«Per me l’inuguaglianza femminile non è fatta dei temi delle rivendicazioni, ma è ancorata nella intera visione del mondo; ergo, se io faccio un dizionario (che comprende le intere parole dello scibile), devo fare il giro anzitutto delle radici di quest’albero della inuguaglianza», scriveva decenni fa Alice Ceresa, autrice di un testo capitale – pubblicato postumo – come il Piccolo dizionario dell’inuguaglianza femminile (nottetempo).
Dunque, facciamo questo giro dell’albero. La lingua plasma, crea, inventa, fa e disfa, dismette; la lingua è viva e non è uno specchio, piuttosto un megafono, una spia; la lingua ci interroga e va interrogata, raccoglie istanze, setaccia da sé. La lingua ha bisogno di tempo, lo stesso tempo che di continuo la modifica e nel quale sembra impossibile intercettarla una volta per tutte. Lo si fa, in parte, con i dizionari di fine anno, che istituzionalizzano i neologismi e consacrano le parole più usate (e, con meno clamore, ci lasciano guardar decadere quelle non più di moda).
Il fatto linguistico più rilevante del 2022 per quanto concerne la politica italiana ha riguardato la presidenza del Consiglio, ovvero la scelta, da parte della prima donna a ricoprire la carica, di farsi chiamare “il presidente”, usando correttamente la parola epicena, ambigenere, rispetto alla dispregiativa “presidentessa”, ma con una precisa volontà di apporre l’articolo maschile.
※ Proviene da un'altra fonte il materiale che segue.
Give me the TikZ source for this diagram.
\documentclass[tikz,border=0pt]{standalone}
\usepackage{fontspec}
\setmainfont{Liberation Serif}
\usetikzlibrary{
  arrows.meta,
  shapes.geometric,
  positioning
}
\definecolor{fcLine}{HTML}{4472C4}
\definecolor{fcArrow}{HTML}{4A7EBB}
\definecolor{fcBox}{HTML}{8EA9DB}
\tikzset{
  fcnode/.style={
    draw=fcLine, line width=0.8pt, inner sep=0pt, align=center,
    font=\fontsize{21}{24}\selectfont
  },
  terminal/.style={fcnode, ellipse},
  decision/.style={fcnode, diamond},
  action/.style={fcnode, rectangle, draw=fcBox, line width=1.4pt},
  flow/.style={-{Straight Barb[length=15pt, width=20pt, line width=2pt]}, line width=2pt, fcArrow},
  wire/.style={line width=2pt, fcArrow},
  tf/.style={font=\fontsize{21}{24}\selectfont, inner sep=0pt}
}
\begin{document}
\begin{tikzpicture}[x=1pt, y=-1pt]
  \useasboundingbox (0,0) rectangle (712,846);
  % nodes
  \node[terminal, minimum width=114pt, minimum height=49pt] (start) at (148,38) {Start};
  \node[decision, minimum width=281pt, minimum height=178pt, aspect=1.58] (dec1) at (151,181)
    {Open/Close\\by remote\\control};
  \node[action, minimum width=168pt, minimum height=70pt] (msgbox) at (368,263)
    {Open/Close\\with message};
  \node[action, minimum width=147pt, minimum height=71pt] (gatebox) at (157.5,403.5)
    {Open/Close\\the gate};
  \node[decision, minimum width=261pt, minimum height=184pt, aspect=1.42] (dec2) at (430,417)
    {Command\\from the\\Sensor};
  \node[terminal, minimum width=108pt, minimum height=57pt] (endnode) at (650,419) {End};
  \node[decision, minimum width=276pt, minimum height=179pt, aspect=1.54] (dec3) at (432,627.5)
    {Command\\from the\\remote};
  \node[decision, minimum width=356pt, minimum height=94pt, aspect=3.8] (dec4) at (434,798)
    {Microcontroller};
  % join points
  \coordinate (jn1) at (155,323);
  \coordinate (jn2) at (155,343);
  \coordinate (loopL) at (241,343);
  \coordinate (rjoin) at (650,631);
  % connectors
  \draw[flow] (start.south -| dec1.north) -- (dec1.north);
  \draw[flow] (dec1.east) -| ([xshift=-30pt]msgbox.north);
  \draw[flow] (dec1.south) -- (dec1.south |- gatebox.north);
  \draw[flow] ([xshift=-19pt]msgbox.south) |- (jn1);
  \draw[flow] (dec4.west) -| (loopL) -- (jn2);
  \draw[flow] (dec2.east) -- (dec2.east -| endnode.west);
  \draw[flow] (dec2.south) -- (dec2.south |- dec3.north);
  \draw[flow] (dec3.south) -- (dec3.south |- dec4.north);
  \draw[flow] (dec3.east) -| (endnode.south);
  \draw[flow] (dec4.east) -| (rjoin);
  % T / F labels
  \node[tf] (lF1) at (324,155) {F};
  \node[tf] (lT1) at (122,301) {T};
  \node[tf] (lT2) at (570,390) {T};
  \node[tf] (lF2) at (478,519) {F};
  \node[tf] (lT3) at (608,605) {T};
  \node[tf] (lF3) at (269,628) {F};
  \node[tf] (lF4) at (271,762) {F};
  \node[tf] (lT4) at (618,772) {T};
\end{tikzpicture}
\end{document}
Per difendere questa scelta, sono state tirate in causa la libertà di essere chiamati come si desidera, facendo per esempio riferimento alla richiesta di riconoscimento di chi non si rispecchia nel proprio sesso di nascita. Però la presidente del Consiglio non ha scelto il maschile per ogni aspetto della sua vita, ma solo per la carica che ricopre. Il maschile è per lei (che altrove tiene a definirsi “donna e cristiana”) il genere associato al potere: così, la prima donna in Italia a ricoprire quella carica decide, nelle sue funzioni, di rinunciare alla più radicale trasformazione dell’immaginario che quell’opportunità offre: declinare, finalmente, al femminile una parola che pure quel femminile contiene.
La donna, la cristiana, la madre, ma: il presidente. Quella che a lei sembra una forma di forza, è in realtà una profonda debolezza: per essere autorevole, devo neutralizzarmi, fingermi qualcun altro. Per essere accettata, devo nascondere alla lingua il mio stesso corpo rendendo di fatto impossibile non solo dire ma anche pensare frasi come “il presidente ha le mestruazioni”, “il presidente è incinta”. Il messaggio che arriva da questa posizione è il contrario del queer o della libertà: nell’immaginario linguistico generato da quella che dovrebbe essere la prima delle conquiste delle donne, anche nel 2022 il potere è rimasto saldamente maschile.